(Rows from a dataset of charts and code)
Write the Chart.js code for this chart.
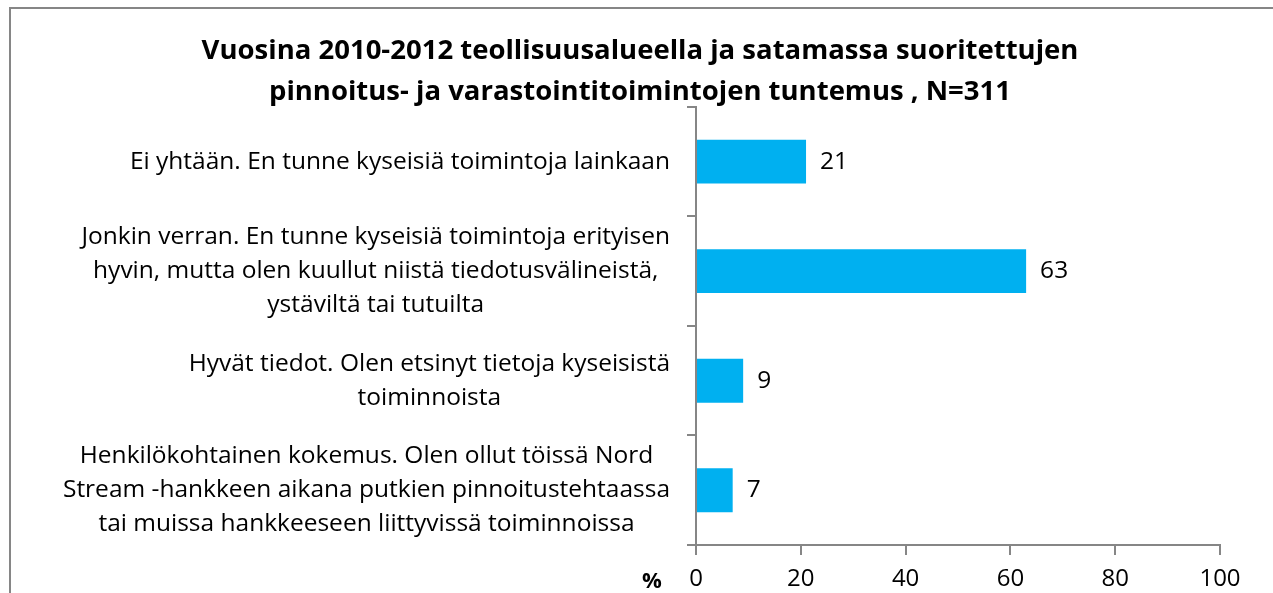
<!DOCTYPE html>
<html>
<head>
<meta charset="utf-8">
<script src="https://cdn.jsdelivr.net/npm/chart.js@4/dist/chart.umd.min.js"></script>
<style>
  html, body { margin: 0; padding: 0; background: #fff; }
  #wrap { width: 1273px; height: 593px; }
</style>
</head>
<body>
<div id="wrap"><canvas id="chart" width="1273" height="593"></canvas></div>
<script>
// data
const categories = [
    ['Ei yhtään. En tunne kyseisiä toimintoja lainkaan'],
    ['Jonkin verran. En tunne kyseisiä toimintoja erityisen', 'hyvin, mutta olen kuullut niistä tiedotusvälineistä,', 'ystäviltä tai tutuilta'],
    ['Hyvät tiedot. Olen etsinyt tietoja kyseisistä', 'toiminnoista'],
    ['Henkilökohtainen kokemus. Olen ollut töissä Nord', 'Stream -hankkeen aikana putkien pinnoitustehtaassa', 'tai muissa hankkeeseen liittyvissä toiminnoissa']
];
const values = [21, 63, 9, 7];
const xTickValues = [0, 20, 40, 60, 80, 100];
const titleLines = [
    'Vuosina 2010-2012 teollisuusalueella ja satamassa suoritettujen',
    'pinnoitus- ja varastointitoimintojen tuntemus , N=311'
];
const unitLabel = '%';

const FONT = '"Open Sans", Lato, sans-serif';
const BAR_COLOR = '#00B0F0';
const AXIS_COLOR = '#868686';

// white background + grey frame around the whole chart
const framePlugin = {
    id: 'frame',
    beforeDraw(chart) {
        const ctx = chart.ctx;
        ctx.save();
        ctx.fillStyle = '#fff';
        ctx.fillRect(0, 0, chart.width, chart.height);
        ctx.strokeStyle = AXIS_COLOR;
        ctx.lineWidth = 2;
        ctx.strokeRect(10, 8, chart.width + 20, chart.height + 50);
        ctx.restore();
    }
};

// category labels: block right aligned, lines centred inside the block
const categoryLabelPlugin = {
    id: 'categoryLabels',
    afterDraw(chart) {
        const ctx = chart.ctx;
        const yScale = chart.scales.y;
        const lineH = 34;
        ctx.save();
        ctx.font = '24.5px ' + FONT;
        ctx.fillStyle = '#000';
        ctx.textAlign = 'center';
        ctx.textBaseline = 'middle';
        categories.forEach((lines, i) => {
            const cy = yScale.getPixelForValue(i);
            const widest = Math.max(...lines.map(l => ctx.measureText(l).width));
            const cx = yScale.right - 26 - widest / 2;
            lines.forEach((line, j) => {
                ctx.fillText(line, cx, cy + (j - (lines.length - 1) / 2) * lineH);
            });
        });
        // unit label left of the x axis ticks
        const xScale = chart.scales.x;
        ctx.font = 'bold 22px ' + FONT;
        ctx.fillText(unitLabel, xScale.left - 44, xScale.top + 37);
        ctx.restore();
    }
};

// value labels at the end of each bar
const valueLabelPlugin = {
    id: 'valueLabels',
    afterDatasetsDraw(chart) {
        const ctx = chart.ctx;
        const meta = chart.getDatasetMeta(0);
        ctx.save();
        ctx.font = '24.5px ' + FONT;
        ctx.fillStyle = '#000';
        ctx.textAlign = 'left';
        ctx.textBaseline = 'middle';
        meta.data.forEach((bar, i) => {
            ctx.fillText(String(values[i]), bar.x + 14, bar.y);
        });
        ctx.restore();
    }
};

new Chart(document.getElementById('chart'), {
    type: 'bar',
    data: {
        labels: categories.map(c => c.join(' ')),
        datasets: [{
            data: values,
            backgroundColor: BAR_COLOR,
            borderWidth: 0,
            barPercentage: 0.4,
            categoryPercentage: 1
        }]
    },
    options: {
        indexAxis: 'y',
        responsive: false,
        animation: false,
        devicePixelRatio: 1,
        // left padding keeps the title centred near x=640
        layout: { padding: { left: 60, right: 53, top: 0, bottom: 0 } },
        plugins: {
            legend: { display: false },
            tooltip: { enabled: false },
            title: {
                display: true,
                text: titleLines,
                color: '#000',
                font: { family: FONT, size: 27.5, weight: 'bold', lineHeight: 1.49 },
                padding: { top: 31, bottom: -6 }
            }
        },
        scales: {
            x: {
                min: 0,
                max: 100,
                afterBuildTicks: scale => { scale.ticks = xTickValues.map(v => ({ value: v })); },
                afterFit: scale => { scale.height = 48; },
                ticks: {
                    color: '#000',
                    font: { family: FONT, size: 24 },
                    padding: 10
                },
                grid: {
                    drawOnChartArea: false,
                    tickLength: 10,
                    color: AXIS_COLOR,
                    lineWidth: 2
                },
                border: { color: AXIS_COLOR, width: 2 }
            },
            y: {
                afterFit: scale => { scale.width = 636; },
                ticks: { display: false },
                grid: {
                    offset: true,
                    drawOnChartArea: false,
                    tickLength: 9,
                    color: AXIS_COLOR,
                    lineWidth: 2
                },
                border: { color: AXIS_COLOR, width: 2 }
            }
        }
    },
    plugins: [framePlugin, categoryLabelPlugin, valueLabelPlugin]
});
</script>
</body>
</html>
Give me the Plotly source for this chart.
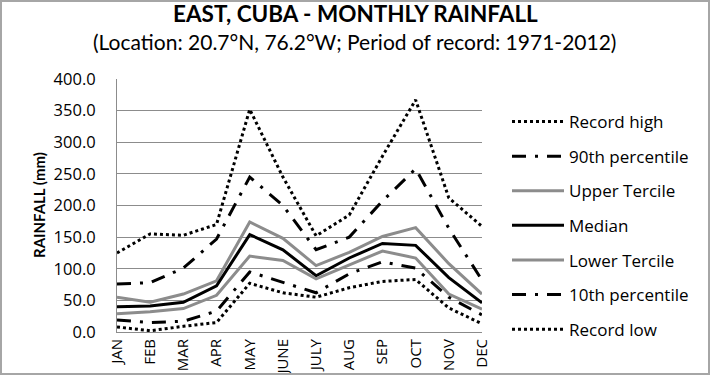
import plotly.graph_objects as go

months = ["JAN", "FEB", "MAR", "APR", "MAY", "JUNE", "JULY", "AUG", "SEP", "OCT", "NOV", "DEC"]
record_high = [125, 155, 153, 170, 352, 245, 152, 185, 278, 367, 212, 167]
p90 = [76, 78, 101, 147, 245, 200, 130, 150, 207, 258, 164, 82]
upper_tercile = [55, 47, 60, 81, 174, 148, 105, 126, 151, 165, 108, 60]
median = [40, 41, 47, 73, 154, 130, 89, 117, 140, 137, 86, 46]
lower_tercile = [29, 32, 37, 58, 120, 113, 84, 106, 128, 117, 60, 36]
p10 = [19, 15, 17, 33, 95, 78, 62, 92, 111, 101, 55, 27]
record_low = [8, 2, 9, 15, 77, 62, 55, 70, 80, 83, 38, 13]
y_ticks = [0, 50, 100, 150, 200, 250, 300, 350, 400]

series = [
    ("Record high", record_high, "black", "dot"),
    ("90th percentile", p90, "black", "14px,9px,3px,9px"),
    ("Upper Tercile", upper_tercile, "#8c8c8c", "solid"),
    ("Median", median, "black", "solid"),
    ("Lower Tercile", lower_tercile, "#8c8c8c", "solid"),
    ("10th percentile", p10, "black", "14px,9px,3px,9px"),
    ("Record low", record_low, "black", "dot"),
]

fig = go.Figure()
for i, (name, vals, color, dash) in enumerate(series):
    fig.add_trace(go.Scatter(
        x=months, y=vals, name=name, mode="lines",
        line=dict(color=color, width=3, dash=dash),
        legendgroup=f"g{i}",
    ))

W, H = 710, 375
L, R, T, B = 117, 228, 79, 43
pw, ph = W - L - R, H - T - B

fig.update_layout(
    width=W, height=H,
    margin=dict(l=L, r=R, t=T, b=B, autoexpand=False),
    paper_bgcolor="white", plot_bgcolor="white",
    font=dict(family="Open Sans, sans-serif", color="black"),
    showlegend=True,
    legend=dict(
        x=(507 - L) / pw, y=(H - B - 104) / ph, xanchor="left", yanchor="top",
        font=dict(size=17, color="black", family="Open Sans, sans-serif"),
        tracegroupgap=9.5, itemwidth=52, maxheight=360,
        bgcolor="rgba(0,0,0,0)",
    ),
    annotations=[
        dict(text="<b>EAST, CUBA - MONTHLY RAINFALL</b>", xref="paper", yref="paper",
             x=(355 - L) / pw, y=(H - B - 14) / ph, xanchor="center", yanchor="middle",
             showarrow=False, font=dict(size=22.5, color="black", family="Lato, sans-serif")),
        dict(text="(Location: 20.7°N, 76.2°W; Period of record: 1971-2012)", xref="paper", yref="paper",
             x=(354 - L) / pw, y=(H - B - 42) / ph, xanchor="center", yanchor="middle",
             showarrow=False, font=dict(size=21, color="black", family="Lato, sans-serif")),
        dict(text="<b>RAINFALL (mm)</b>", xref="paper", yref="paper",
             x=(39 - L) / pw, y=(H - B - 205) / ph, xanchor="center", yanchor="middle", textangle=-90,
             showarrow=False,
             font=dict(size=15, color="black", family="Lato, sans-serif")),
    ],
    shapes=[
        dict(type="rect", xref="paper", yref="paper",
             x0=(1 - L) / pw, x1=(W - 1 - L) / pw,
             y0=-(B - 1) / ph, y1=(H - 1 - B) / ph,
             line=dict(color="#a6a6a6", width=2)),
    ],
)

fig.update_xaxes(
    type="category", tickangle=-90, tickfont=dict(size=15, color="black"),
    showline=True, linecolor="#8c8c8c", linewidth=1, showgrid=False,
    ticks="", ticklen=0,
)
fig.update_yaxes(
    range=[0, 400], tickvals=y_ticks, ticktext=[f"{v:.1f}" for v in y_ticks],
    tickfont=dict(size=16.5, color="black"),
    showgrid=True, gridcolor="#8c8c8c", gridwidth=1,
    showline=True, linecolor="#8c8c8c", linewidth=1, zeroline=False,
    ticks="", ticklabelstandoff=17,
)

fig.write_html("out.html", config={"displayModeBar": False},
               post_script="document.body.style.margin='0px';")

**EXERCISE REQUIREMENTS:** Among the entries above, locate the line with "Give me the Plotly source for this chart." and the line with "import plotly.graph_objects as go". Give those two lines and all lines between them again, exactly, leaving out the pictures.

**RESPONSE:**
Give me the Plotly source for this chart.
import plotly.graph_objects as go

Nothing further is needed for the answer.